Rugen is an island in the Baltic. It was discovered as a place to get away from it all about the late 1800's, an artists' colony. Summer in Berlin was quite hot so people would go north. When I grew up there was a tourist business. The farmers would move above the stables during the six weeks of summer and rent their house out. You had to make reservations by December or January. We could use the farm kitchen too, or the farm woman would boil potatoes for us.

The artist women would go to the sea at 7:00 in the morning and meet the fishermen coming in. In the nets, they found fish their buyers hadn't ordered so they couldn't use them. There was one fish that had green bones. The fishermen thought that was of the devil so they threw it to the tourist women.

Pines, Fisherman's Nets

So we lived way cheaper there than we could in Berlin. There was fried fish, boiled potatoes, dill, parsley and lettuce from the garden. That was the noon meal, and afterwards we'd go to the forest and hunt for berries. In late morning we'd bathe.





More Pines

My mother Leonie had gone to school with Johanna Zaeste-Fell, a writer and illustrator who lived in Aachen. I still have a book of hers from 1938, Das Kind Susse. She was a clairvoyant and the book is full of stuff like that. She had three children, Roshild, Eite, and a boy with some other name from the sagas. He was twelve that summer, and I was 20. He had a crush on me, he always wanted to sleep right next to me.

One of the women would babysit and the others would go out to paint and talk. It was just a way of life, like now you might have a diary but then you painted anything that was of interest.

They had cliffs there, steep white cliffs like Dover. Down below there were lots of shipwrecks. The myth went around that, when it was dark, people would walk along the cliffs, leading cows with a lantern about their necks. The boats would think the cow was a lighthouse and wreck on the rocks below, and much of the wreckage stayed in the hands of the locals. But we never met those people, or maybe we did and didn't know who they were.

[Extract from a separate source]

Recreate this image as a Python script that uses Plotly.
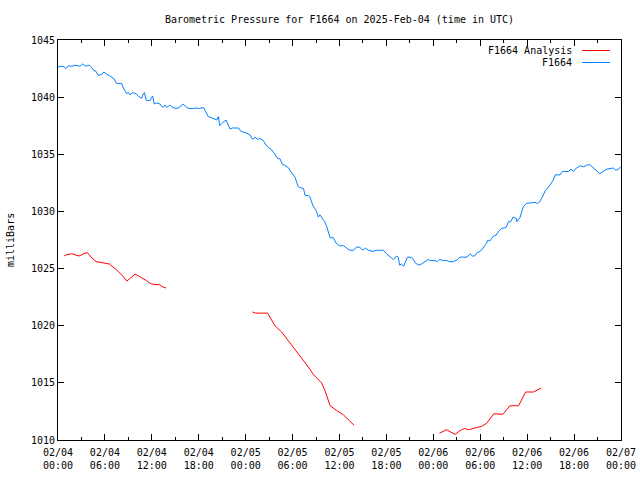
import pandas as pd
import plotly.graph_objects as go

BASE = pd.Timestamp("2025-02-04 00:00")

# F1664 observed pressure (hours since 2025-02-04 00:00 UTC, mb)
obs_hours = [0.0, 0.26, 0.68, 1.02, 1.32, 1.75, 2.17, 2.81, 3.15, 3.54, 4.0, 4.3, 4.6, 4.8, 5.16, 5.58,
             5.88, 6.2, 6.56, 6.86, 7.16, 7.5, 8.14, 8.36, 8.78, 9.0, 9.2, 9.55, 9.97, 10.27, 10.7,
             10.9, 11.04, 11.3, 11.76, 12.1, 12.3, 12.6, 13.04, 13.4, 13.7, 13.9, 14.3, 14.66, 15.1,
             15.5, 16.0, 16.45, 16.8, 17.3, 17.7, 18.1, 18.6, 18.8, 19.2, 19.65, 20.1, 20.3, 20.5,
             20.7, 21.1, 21.5, 22.0, 22.3, 23.1, 23.4, 23.9, 24.4, 24.55, 24.9, 25.2, 25.5, 25.8,
             26.25, 26.6, 26.9, 27.3, 27.75, 28.0, 28.4, 28.7, 29.0, 29.5, 29.7, 30.1, 30.3, 30.7,
             30.9, 31.4, 31.6, 32.0, 32.2, 32.4, 32.6, 33.0, 33.3, 33.5, 33.8, 34.1, 34.35, 34.6,
             34.8, 35.2, 35.6, 36.0, 36.5, 36.9, 37.3, 37.8, 38.2, 38.6, 39.0, 39.3, 39.7, 40.3,
             40.75, 41.2, 41.6, 42.0, 42.5, 42.9, 43.3, 43.5, 43.7, 43.9, 44.2, 44.4, 44.7, 45.0,
             45.35, 45.7, 46.1, 46.5, 46.9, 47.35, 47.6, 48.2, 48.5, 48.8, 49.3, 49.7, 50.1, 50.6,
             51.1, 51.4, 51.8, 52.3, 52.7, 53.0, 53.3, 53.6, 54.0, 54.4, 54.7, 55.0, 55.2, 55.7,
             56.0, 56.3, 56.7, 57.3, 57.6, 57.9, 58.2, 58.6, 58.7, 59.1, 59.5, 59.9, 60.6, 61.0,
             61.3, 61.55, 61.9, 62.3, 62.7, 63.0, 63.3, 63.6, 64.2, 64.5, 65.3, 65.6, 65.9, 66.3,
             66.8, 67.2, 67.6, 68.0, 68.45, 68.9, 69.3, 69.7, 70.2, 71.0, 71.35, 71.7, 71.9]
obs_mb = [1042.6, 1042.7, 1042.7, 1042.5, 1042.75, 1042.7, 1042.8, 1042.7, 1042.9, 1042.7, 1042.8,
          1042.6, 1042.3, 1042.3, 1041.9, 1042.0, 1042.2, 1042.0, 1041.9, 1041.75, 1041.6, 1041.2,
          1041.2, 1040.8, 1040.3, 1040.4, 1040.2, 1040.4, 1040.3, 1040.1, 1039.9, 1040.3, 1040.4,
          1039.7, 1039.7, 1040.1, 1039.4, 1039.5, 1039.4, 1039.1, 1039.3, 1039.1, 1039.3, 1039.1,
          1039.0, 1039.1, 1039.4, 1039.1, 1039.0, 1039.0, 1039.05, 1039.0, 1039.1, 1038.85, 1038.3,
          1038.2, 1038.1, 1038.0, 1038.3, 1037.5, 1037.8, 1038.0, 1037.2, 1037.3, 1037.3, 1037.0,
          1036.9, 1036.7, 1036.7, 1036.3, 1036.5, 1036.3, 1036.4, 1036.2, 1035.8, 1035.6, 1035.4,
          1035.0, 1034.7, 1034.6, 1034.1, 1034.05, 1033.8, 1033.55, 1033.1, 1033.0, 1032.2, 1032.1,
          1032.0, 1031.4, 1031.4, 1031.3, 1030.9, 1030.5, 1030.1, 1029.5, 1029.7, 1029.4, 1029.1,
          1028.7, 1028.1, 1027.7, 1027.7, 1027.2, 1027.0, 1027.0, 1026.8, 1026.6, 1026.6, 1026.9,
          1026.85, 1026.6, 1026.8, 1026.6, 1026.5, 1026.6, 1026.6, 1026.6, 1026.3, 1026.0, 1025.8,
          1026.1, 1026.0, 1025.3, 1025.4, 1025.2, 1025.5, 1026.0, 1026.0, 1025.9, 1025.5, 1025.3,
          1025.4, 1025.6, 1025.8, 1025.7, 1025.7, 1025.6, 1025.8, 1025.7, 1025.7, 1025.6, 1025.6,
          1025.8, 1026.0, 1026.0, 1026.0, 1026.3, 1026.1, 1026.1, 1026.4, 1026.5, 1026.8, 1027.1,
          1027.5, 1027.4, 1027.85, 1027.9, 1028.2, 1028.5, 1028.6, 1029.1, 1029.1, 1029.5, 1029.4,
          1029.1, 1029.5, 1030.4, 1030.7, 1030.8, 1030.8, 1030.7, 1030.8, 1031.2, 1031.8, 1032.1,
          1032.4, 1032.7, 1033.2, 1033.2, 1033.5, 1033.5, 1033.7, 1033.5, 1033.8, 1034.0, 1033.9,
          1034.05, 1034.1, 1033.85, 1033.6, 1033.3, 1033.5, 1033.7, 1033.8, 1033.6, 1033.7, 1033.9]

# F1664 Analysis (three separate segments)
ana_seg1_hours = [0.77, 1.0, 1.75, 2.2, 2.7, 3.3, 3.75, 4.1, 4.5, 4.86, 5.4, 6.0, 6.56, 7.3, 7.9,
                  8.36, 8.8, 9.3, 9.85, 10.3, 10.7, 11.3, 11.8, 12.4, 12.95, 13.4, 13.8]
ana_seg1_mb = [1026.1, 1026.2, 1026.3, 1026.2, 1026.1, 1026.3, 1026.4, 1026.1, 1025.8, 1025.6,
               1025.55, 1025.5, 1025.4, 1025.0, 1024.65, 1024.3, 1023.9, 1024.2, 1024.5, 1024.35,
               1024.2, 1023.95, 1023.7, 1023.6, 1023.6, 1023.4, 1023.3]
ana_seg2_hours = [24.85, 25.3, 26.8, 27.3, 27.75, 28.6, 29.45, 30.3, 31.2, 32.0, 32.7, 33.7, 34.1,
                  34.8, 35.6, 36.5, 37.25, 37.85]
ana_seg2_mb = [1021.2, 1021.1, 1021.1, 1020.5, 1020.0, 1019.45, 1018.7, 1018.0, 1017.2, 1016.4,
               1015.7, 1015.0, 1014.4, 1013.0, 1012.6, 1012.2, 1011.7, 1011.3]
ana_seg3_hours = [48.8, 49.2, 49.7, 50.2, 50.8, 51.6, 52.0, 52.5, 53.2, 54.2, 54.8, 55.3, 55.75,
                  56.9, 57.3, 57.8, 58.9, 59.3, 59.8, 60.8, 61.3, 61.8]
ana_seg3_mb = [1010.6, 1010.75, 1010.9, 1010.7, 1010.5, 1010.9, 1011.0, 1010.9, 1011.0, 1011.2,
               1011.45, 1011.9, 1012.3, 1012.25, 1012.6, 1013.0, 1013.0, 1013.6, 1014.2, 1014.2,
               1014.35, 1014.55]

y_ticks = [1010, 1015, 1020, 1025, 1030, 1035, 1040, 1045]

FONT = "DejaVu Sans Mono, Liberation Mono, monospace"


def to_time(hours):
    return [BASE + pd.Timedelta(hours=h) for h in hours]


ana_x, ana_y = [], []
for hs, vs in [(ana_seg1_hours, ana_seg1_mb), (ana_seg2_hours, ana_seg2_mb), (ana_seg3_hours, ana_seg3_mb)]:
    ana_x += to_time(hs) + [None]
    ana_y += vs + [None]

fig = go.Figure()
fig.add_trace(go.Scatter(x=ana_x, y=ana_y, mode="lines", name="F1664 Analysis",
                         line=dict(color="#ff0000", width=1), connectgaps=False))
fig.add_trace(go.Scatter(x=to_time(obs_hours), y=obs_mb, mode="lines", name="F1664",
                         line=dict(color="#0080ff", width=1)))

# gnuplot-style legend: text right-aligned, sample line on the right
legend_items = [("F1664 Analysis", "#ff0000", 50.5), ("F1664", "#0080ff", 62.5)]
L, R, T, B = 58, 621, 40, 440
for label, col, ypx in legend_items:
    yp = (B - ypx) / (B - T)
    fig.add_annotation(x=(574 - L) / (R - L), y=yp, xref="paper", yref="paper", text=label,
                       showarrow=False, xanchor="right", yanchor="middle",
                       font=dict(family=FONT, size=10, color="black"))
    fig.add_shape(type="line", xref="paper", yref="paper", x0=(582 - L) / (R - L),
                  x1=(610 - L) / (R - L), y0=yp, y1=yp, line=dict(color=col, width=1))

fig.add_annotation(x=(10 - L) / (R - L), y=0.5, xref="paper", yref="paper", text="milliBars",
                   textangle=-90, showarrow=False, xanchor="center", yanchor="middle",
                   font=dict(family=FONT, size=10, color="black"))

fig.update_layout(
    width=640, height=480,
    margin=dict(l=L, r=640 - R, t=T, b=480 - B, autoexpand=False),
    paper_bgcolor="white", plot_bgcolor="white",
    showlegend=False,
    font=dict(family=FONT, size=10, color="black"),
    title=dict(text="Barometric Pressure for F1664 on 2025-Feb-04 (time in UTC)",
               x=0.5, xref="paper", xanchor="center", y=1 - 19 / 480, yanchor="middle",
               font=dict(family=FONT, size=10, color="black")),
)
fig.update_xaxes(
    type="date", range=[BASE, BASE + pd.Timedelta(hours=72)], automargin=False,
    dtick=6 * 3600 * 1000, tick0=BASE, tickformat="%m/%d<br>%H:%M",
    ticks="inside", ticklen=6, tickcolor="black", tickwidth=1, ticklabelstandoff=3,
    minor=dict(ticks="inside", ticklen=3, dtick=3 * 3600 * 1000, tickcolor="black", showgrid=False),
    showline=True, linecolor="black", linewidth=1, mirror="allticks",
    showgrid=False, zeroline=False,
    tickfont=dict(family=FONT, size=10, color="black"),
)
fig.update_yaxes(
    range=[1010, 1045], tickvals=y_ticks, ticktext=[str(v) for v in y_ticks], automargin=False,
    ticks="inside", ticklen=6, tickcolor="black", tickwidth=1,
    showline=True, linecolor="black", linewidth=1, mirror="allticks",
    showgrid=False, zeroline=False,
    tickfont=dict(family=FONT, size=10, color="black"),
)

fig.write_html("out.html")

Walsertal, ink drawing, January 1942.

This was when Suzanne and I went to ski. We knew the place because in 1939 after my graduation from high school, three friends and I bought ski equipment with our own savings and went to Walsertal, which is a Swiss valley inaccessible from Switzerland. It opens to southwest Germany. That was the first time I saw the high Alps. Two years later during the war, Suzanne and I got there, somehow, and spent a week there skiing. Suzanne fractured her ankle, and now in 2004, x rays show there are all sorts of splinters floating around in there.